I wrote this piece a few years ago, but it seems appropriate it publish it now, with all the talk about Dunkirk and the new film:
I was reading, just the other day, about the gathering of former Little Ships of Dunkirk at Ramsgate. I read with more interest than most since a) I was born in Ramsgate, and b) I love boats. I looked online and discovered a list of many of the known vessels that took part, and, in scanning it, a familiar name jumped out at me; the New Britannic.

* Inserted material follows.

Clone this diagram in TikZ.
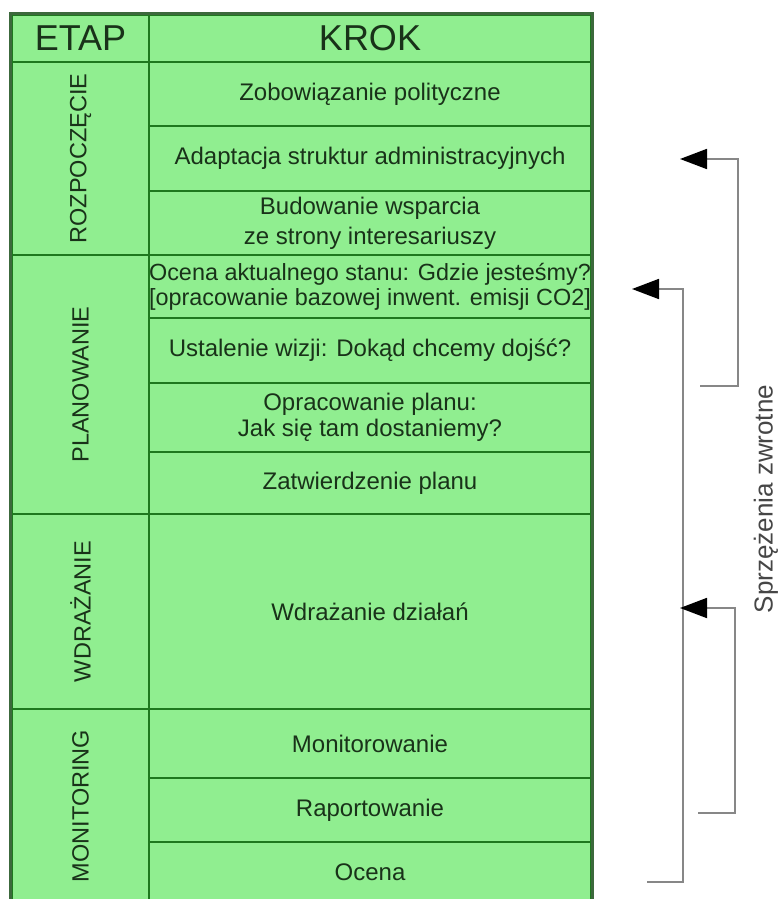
\documentclass[tikz,border=0pt]{standalone}
\usepackage{fontspec}
\setmainfont{Liberation Sans}
\usetikzlibrary{arrows.meta}
\definecolor{lg}{RGB}{144,238,144}
\definecolor{linec}{RGB}{30,120,30}
\definecolor{borderc}{RGB}{60,105,60}
\definecolor{textc}{RGB}{25,50,25}
\definecolor{fbgray}{RGB}{135,135,135}
\definecolor{labelc}{RGB}{70,70,70}
\begin{document}
\begin{tikzpicture}[x=1pt,y=-1pt,
 cell/.style={draw=linec, line width=2.2pt, fill=lg, inner sep=0pt, text=textc, align=center, font=\fontsize{24}{28}\selectfont},
 krok/.style={cell, minimum width=442pt},
 etap/.style={cell, rotate=90, minimum height=137pt, font=\fontsize{23.5}{28}\selectfont},
 head/.style={cell, font=\fontsize{36}{40}\selectfont, minimum height=47pt},
 fb/.style={draw=fbgray, line width=1.8pt, -{Triangle[length=27pt,width=20pt,color=black]}}]
\useasboundingbox (0,0) rectangle (782,899);
\fill[white] (0,0) rectangle (782,899);
\clip (0,0) rectangle (782,899);

% header
\node[head, minimum width=137pt] (h0) at (80.5,38.5) {ETAP};
\node[head, minimum width=442pt] (h1) at (370,38.5) {KROK};

% stages
\node[etap, minimum width=193pt] (s1) at (80.5,158.5) {ROZPOCZĘCIE};
\node[etap, minimum width=259pt] (s2) at (80.5,384.5) {PLANOWANIE};
\node[etap, minimum width=195pt] (s3) at (80.5,611.5) {WDRAŻANIE};
\node[etap, minimum width=194pt] (s4) at (80.5,806) {MONITORING};

% steps
\node[krok, minimum height=64pt] (r1) at (370,94) {Zobowiązanie polityczne};
\node[krok, minimum height=65pt] (r2) at (370,158.5) {Adaptacja struktur administracyjnych};
\node[krok, minimum height=64pt, font=\fontsize{24}{30}\selectfont] (r3) at (370,223) {Budowanie wsparcia\\ze strony interesariuszy};
\node[krok, minimum height=63pt, font=\fontsize{23.4}{25}\selectfont] (r4) at (370,286.5) {Ocena aktualnego stanu: Gdzie jesteśmy?\\{[}opracowanie bazowej inwent. emisji CO2{]}};
\node[krok, minimum height=65pt] (r5) at (370,350.5) {Ustalenie wizji: Dokąd chcemy dojść?};
\node[krok, minimum height=69pt, font=\fontsize{24}{26}\selectfont] (r6) at (370,417.5) {Opracowanie planu:\\Jak się tam dostaniemy?};
\node[krok, minimum height=62pt] (r7) at (370,483) {Zatwierdzenie planu};
\node[krok, minimum height=195pt] (r8) at (370,611.5) {Wdrażanie działań};
\node[krok, minimum height=69pt] (r9) at (370,743.5) {Monitorowanie};
\node[krok, minimum height=64pt] (r10) at (370,810) {Raportowanie};
\node[krok, minimum height=61pt] (r11) at (370,872.5) {Ocena};

% outer border
\draw[borderc, line width=3pt] (h0.north west) rectangle (r11.south east);

% feedback arrows
\coordinate (a1s) at (700,386);
\coordinate (a1t) at (680,159);
\coordinate (a2s) at (647,882);
\coordinate (a2t) at (632,289);
\coordinate (a3s) at (698,813);
\coordinate (a3t) at (680,608);
\draw[fb] (a1s) -- ++(38,0) |- (a1t);
\draw[fb] (a2s) -- ++(36,0) |- (a2t);
\draw[fb] (a3s) -- ++(37,0) |- (a3t);

\node[rotate=90, text=labelc, font=\fontsize{26}{30}\selectfont, inner sep=0pt] (fbl) at (766,499) {Sprzężenia zwrotne};
\end{tikzpicture}
\end{document}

She was built, I read, as a pleasure boat with a very shallow draft, specially designed to take trippers out to the Goodwin Sands. It was just this attribute that made her so useful at Dunkirk; her ability to go right inshore and pick up troops from the beach and ferry them out to waiting warships. She plied back and forth for three days and two nights, I learned, rescuing around 3,000 soldiers. A most remarkable feat for a boat able to carry only a small number of people at a time. It is hard to imagine the feelings of a soldier trapped in that awful place on seeing the friendly face of this steady, stable, south-coast pleasure boat with her reassuringly British name coming to the rescue. She must have seemed almost motherly.
After the war, the New Britannic resumed her old life, taking visitors out to the Goodwins, and that is when I met her. As a child, I went out on most of the local pleasure boats, and I clearly remember a trip on the New Britannic. Still steady, stable and unfussed, I can see her now, tied up at the harbour wall.
After that we went our separate ways, two Ramsgate natives, the boat and I, but our paths have since crossed – in different timelines. Both of us fetched up in Weymouth, strangely enough. Subsequently she moved on to the Scilly Isles, and seemed doomed to end her days there, mouldering away. But no, she was found, and towed back to the mainland, where she sank at her moorings. Again, she was rescued, and taken back to Kent by road in the end, to begin a long and painstaking period of restoration. The least that could be done, you could say, for a boat that had so thoroughly done her duty. Now she is back at Ramsgate enjoying a new life as a boat for the disabled, her kindly steadiness and stability paying off once again.
Will I, too, find my way back to Ramsgate one day? Who knows – perhaps. But if I ever do, there will be at least one friendly, motherly face awaiting me there – the New Britannic.